* SHORT PROBLEM: Quote the listing below in full and exactly as written, but omit every picture.
— BEGIN DATA PROVIDED —
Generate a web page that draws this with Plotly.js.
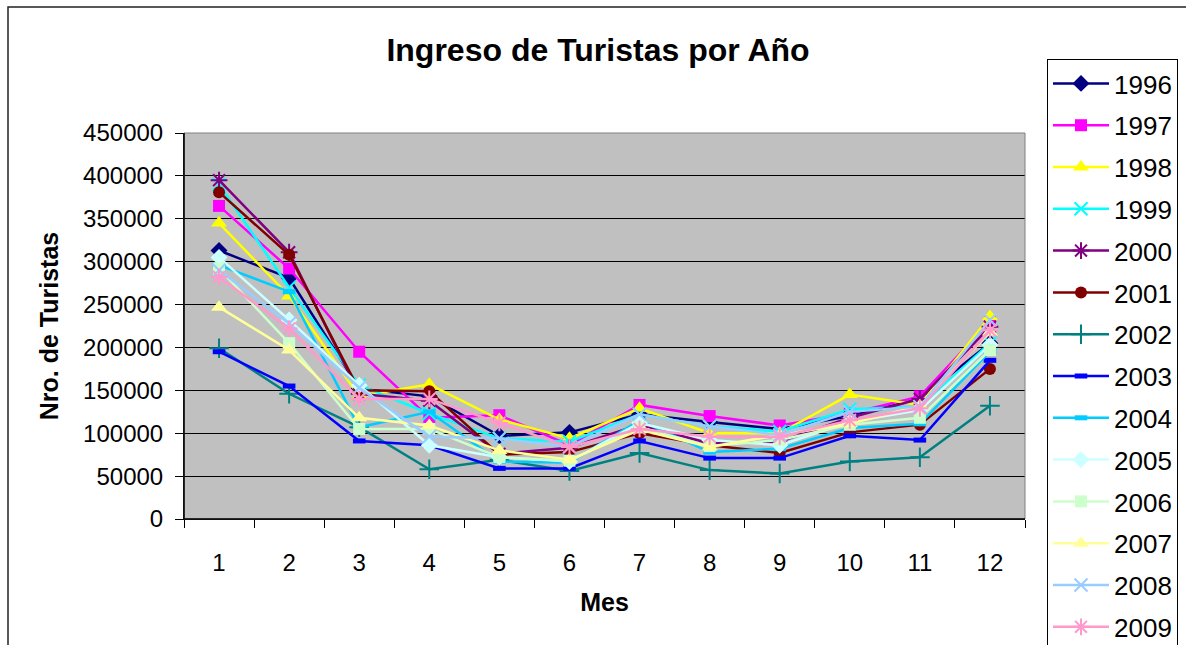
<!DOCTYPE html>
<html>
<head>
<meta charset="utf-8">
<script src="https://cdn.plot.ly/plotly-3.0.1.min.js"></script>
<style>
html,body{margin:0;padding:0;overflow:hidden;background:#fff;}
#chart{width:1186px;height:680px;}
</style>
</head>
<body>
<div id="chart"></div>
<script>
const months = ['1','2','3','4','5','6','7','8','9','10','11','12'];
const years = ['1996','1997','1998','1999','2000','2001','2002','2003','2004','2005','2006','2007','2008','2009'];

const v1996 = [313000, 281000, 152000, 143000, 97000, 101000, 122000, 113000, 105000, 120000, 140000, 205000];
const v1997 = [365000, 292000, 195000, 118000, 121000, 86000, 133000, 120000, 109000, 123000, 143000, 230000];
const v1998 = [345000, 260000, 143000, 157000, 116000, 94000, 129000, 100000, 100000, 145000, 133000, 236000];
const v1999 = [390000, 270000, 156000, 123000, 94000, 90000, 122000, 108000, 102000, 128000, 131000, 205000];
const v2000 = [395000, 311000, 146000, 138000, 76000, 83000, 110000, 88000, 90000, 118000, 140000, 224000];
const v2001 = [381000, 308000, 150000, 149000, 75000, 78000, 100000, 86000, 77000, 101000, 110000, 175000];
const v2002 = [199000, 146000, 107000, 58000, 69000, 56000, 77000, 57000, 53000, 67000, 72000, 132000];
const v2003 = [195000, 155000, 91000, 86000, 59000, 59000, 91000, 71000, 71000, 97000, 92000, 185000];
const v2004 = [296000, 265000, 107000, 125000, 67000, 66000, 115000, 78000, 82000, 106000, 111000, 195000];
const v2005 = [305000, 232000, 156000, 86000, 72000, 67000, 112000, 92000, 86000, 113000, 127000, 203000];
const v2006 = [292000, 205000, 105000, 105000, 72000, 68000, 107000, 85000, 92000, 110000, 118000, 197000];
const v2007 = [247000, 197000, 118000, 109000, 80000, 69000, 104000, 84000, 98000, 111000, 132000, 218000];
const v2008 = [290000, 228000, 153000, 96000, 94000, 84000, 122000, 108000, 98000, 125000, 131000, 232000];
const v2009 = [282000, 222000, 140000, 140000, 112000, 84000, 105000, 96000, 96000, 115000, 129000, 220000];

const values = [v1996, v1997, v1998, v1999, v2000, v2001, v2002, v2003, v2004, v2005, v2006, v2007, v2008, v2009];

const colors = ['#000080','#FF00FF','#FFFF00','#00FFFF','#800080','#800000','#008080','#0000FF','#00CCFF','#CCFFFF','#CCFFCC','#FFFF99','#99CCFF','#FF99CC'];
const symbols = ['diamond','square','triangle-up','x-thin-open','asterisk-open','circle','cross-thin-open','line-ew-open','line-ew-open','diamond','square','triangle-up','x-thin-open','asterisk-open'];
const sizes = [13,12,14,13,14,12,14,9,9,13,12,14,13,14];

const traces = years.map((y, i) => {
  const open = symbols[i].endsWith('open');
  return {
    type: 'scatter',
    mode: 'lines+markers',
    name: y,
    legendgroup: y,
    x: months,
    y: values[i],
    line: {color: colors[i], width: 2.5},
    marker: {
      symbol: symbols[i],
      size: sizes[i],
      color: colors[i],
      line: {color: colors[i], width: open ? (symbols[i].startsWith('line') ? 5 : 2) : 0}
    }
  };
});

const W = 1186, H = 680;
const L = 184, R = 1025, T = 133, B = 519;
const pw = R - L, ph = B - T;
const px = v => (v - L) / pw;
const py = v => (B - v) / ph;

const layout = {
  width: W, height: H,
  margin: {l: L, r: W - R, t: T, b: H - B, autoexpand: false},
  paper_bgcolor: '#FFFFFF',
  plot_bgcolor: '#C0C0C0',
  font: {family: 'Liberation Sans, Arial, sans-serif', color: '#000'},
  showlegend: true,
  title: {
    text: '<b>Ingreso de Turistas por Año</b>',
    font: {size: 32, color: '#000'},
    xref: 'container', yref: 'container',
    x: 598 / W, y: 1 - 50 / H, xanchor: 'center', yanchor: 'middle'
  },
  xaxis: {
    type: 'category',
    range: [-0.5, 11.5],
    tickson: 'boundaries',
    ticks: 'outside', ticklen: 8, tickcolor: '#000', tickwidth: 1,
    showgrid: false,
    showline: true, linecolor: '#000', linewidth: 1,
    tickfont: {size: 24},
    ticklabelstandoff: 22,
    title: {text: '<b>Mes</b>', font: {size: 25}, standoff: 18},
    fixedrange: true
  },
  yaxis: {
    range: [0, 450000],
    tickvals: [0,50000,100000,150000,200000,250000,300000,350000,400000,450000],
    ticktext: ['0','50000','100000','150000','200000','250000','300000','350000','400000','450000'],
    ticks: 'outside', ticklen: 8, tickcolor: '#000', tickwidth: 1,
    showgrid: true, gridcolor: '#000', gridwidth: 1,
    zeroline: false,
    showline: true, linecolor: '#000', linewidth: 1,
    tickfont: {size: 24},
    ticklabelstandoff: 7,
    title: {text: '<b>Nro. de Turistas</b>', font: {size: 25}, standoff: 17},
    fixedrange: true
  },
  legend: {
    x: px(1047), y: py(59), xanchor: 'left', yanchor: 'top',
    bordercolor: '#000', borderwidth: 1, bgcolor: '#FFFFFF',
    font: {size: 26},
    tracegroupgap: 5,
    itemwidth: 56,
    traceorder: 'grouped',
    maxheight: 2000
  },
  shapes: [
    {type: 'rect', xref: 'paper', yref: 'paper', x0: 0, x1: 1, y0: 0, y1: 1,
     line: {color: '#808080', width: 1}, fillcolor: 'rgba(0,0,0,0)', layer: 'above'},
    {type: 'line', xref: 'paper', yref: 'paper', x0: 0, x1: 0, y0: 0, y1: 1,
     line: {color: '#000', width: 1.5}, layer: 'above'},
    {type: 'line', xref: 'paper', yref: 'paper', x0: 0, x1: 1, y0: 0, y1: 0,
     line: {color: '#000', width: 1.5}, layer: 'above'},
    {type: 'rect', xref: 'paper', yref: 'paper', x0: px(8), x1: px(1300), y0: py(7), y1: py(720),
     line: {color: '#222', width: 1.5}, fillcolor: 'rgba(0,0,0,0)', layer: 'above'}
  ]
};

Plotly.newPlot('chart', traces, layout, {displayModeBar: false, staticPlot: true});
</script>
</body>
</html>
— END DATA PROVIDED —
* FINAL ANSWER:
Generate a web page that draws this with Plotly.js.
<!DOCTYPE html>
<html>
<head>
<meta charset="utf-8">
<script src="https://cdn.plot.ly/plotly-3.0.1.min.js"></script>
<style>
html,body{margin:0;padding:0;overflow:hidden;background:#fff;}
#chart{width:1186px;height:680px;}
</style>
</head>
<body>
<div id="chart"></div>
<script>
const months = ['1','2','3','4','5','6','7','8','9','10','11','12'];
const years = ['1996','1997','1998','1999','2000','2001','2002','2003','2004','2005','2006','2007','2008','2009'];

const v1996 = [313000, 281000, 152000, 143000, 97000, 101000, 122000, 113000, 105000, 120000, 140000, 205000];
const v1997 = [365000, 292000, 195000, 118000, 121000, 86000, 133000, 120000, 109000, 123000, 143000, 230000];
const v1998 = [345000, 260000, 143000, 157000, 116000, 94000, 129000, 100000, 100000, 145000, 133000, 236000];
const v1999 = [390000, 270000, 156000, 123000, 94000, 90000, 122000, 108000, 102000, 128000, 131000, 205000];
const v2000 = [395000, 311000, 146000, 138000, 76000, 83000, 110000, 88000, 90000, 118000, 140000, 224000];
const v2001 = [381000, 308000, 150000, 149000, 75000, 78000, 100000, 86000, 77000, 101000, 110000, 175000];
const v2002 = [199000, 146000, 107000, 58000, 69000, 56000, 77000, 57000, 53000, 67000, 72000, 132000];
const v2003 = [195000, 155000, 91000, 86000, 59000, 59000, 91000, 71000, 71000, 97000, 92000, 185000];
const v2004 = [296000, 265000, 107000, 125000, 67000, 66000, 115000, 78000, 82000, 106000, 111000, 195000];
const v2005 = [305000, 232000, 156000, 86000, 72000, 67000, 112000, 92000, 86000, 113000, 127000, 203000];
const v2006 = [292000, 205000, 105000, 105000, 72000, 68000, 107000, 85000, 92000, 110000, 118000, 197000];
const v2007 = [247000, 197000, 118000, 109000, 80000, 69000, 104000, 84000, 98000, 111000, 132000, 218000];
const v2008 = [290000, 228000, 153000, 96000, 94000, 84000, 122000, 108000, 98000, 125000, 131000, 232000];
const v2009 = [282000, 222000, 140000, 140000, 112000, 84000, 105000, 96000, 96000, 115000, 129000, 220000];

const values = [v1996, v1997, v1998, v1999, v2000, v2001, v2002, v2003, v2004, v2005, v2006, v2007, v2008, v2009];

const colors = ['#000080','#FF00FF','#FFFF00','#00FFFF','#800080','#800000','#008080','#0000FF','#00CCFF','#CCFFFF','#CCFFCC','#FFFF99','#99CCFF','#FF99CC'];
const symbols = ['diamond','square','triangle-up','x-thin-open','asterisk-open','circle','cross-thin-open','line-ew-open','line-ew-open','diamond','square','triangle-up','x-thin-open','asterisk-open'];
const sizes = [13,12,14,13,14,12,14,9,9,13,12,14,13,14];

const traces = years.map((y, i) => {
  const open = symbols[i].endsWith('open');
  return {
    type: 'scatter',
    mode: 'lines+markers',
    name: y,
    legendgroup: y,
    x: months,
    y: values[i],
    line: {color: colors[i], width: 2.5},
    marker: {
      symbol: symbols[i],
      size: sizes[i],
      color: colors[i],
      line: {color: colors[i], width: open ? (symbols[i].startsWith('line') ? 5 : 2) : 0}
    }
  };
});

const W = 1186, H = 680;
const L = 184, R = 1025, T = 133, B = 519;
const pw = R - L, ph = B - T;
const px = v => (v - L) / pw;
const py = v => (B - v) / ph;

const layout = {
  width: W, height: H,
  margin: {l: L, r: W - R, t: T, b: H - B, autoexpand: false},
  paper_bgcolor: '#FFFFFF',
  plot_bgcolor: '#C0C0C0',
  font: {family: 'Liberation Sans, Arial, sans-serif', color: '#000'},
  showlegend: true,
  title: {
    text: '<b>Ingreso de Turistas por Año</b>',
    font: {size: 32, color: '#000'},
    xref: 'container', yref: 'container',
    x: 598 / W, y: 1 - 50 / H, xanchor: 'center', yanchor: 'middle'
  },
  xaxis: {
    type: 'category',
    range: [-0.5, 11.5],
    tickson: 'boundaries',
    ticks: 'outside', ticklen: 8, tickcolor: '#000', tickwidth: 1,
    showgrid: false,
    showline: true, linecolor: '#000', linewidth: 1,
    tickfont: {size: 24},
    ticklabelstandoff: 22,
    title: {text: '<b>Mes</b>', font: {size: 25}, standoff: 18},
    fixedrange: true
  },
  yaxis: {
    range: [0, 450000],
    tickvals: [0,50000,100000,150000,200000,250000,300000,350000,400000,450000],
    ticktext: ['0','50000','100000','150000','200000','250000','300000','350000','400000','450000'],
    ticks: 'outside', ticklen: 8, tickcolor: '#000', tickwidth: 1,
    showgrid: true, gridcolor: '#000', gridwidth: 1,
    zeroline: false,
    showline: true, linecolor: '#000', linewidth: 1,
    tickfont: {size: 24},
    ticklabelstandoff: 7,
    title: {text: '<b>Nro. de Turistas</b>', font: {size: 25}, standoff: 17},
    fixedrange: true
  },
  legend: {
    x: px(1047), y: py(59), xanchor: 'left', yanchor: 'top',
    bordercolor: '#000', borderwidth: 1, bgcolor: '#FFFFFF',
    font: {size: 26},
    tracegroupgap: 5,
    itemwidth: 56,
    traceorder: 'grouped',
    maxheight: 2000
  },
  shapes: [
    {type: 'rect', xref: 'paper', yref: 'paper', x0: 0, x1: 1, y0: 0, y1: 1,
     line: {color: '#808080', width: 1}, fillcolor: 'rgba(0,0,0,0)', layer: 'above'},
    {type: 'line', xref: 'paper', yref: 'paper', x0: 0, x1: 0, y0: 0, y1: 1,
     line: {color: '#000', width: 1.5}, layer: 'above'},
    {type: 'line', xref: 'paper', yref: 'paper', x0: 0, x1: 1, y0: 0, y1: 0,
     line: {color: '#000', width: 1.5}, layer: 'above'},
    {type: 'rect', xref: 'paper', yref: 'paper', x0: px(8), x1: px(1300), y0: py(7), y1: py(720),
     line: {color: '#222', width: 1.5}, fillcolor: 'rgba(0,0,0,0)', layer: 'above'}
  ]
};

Plotly.newPlot('chart', traces, layout, {displayModeBar: false, staticPlot: true});
</script>
</body>
</html>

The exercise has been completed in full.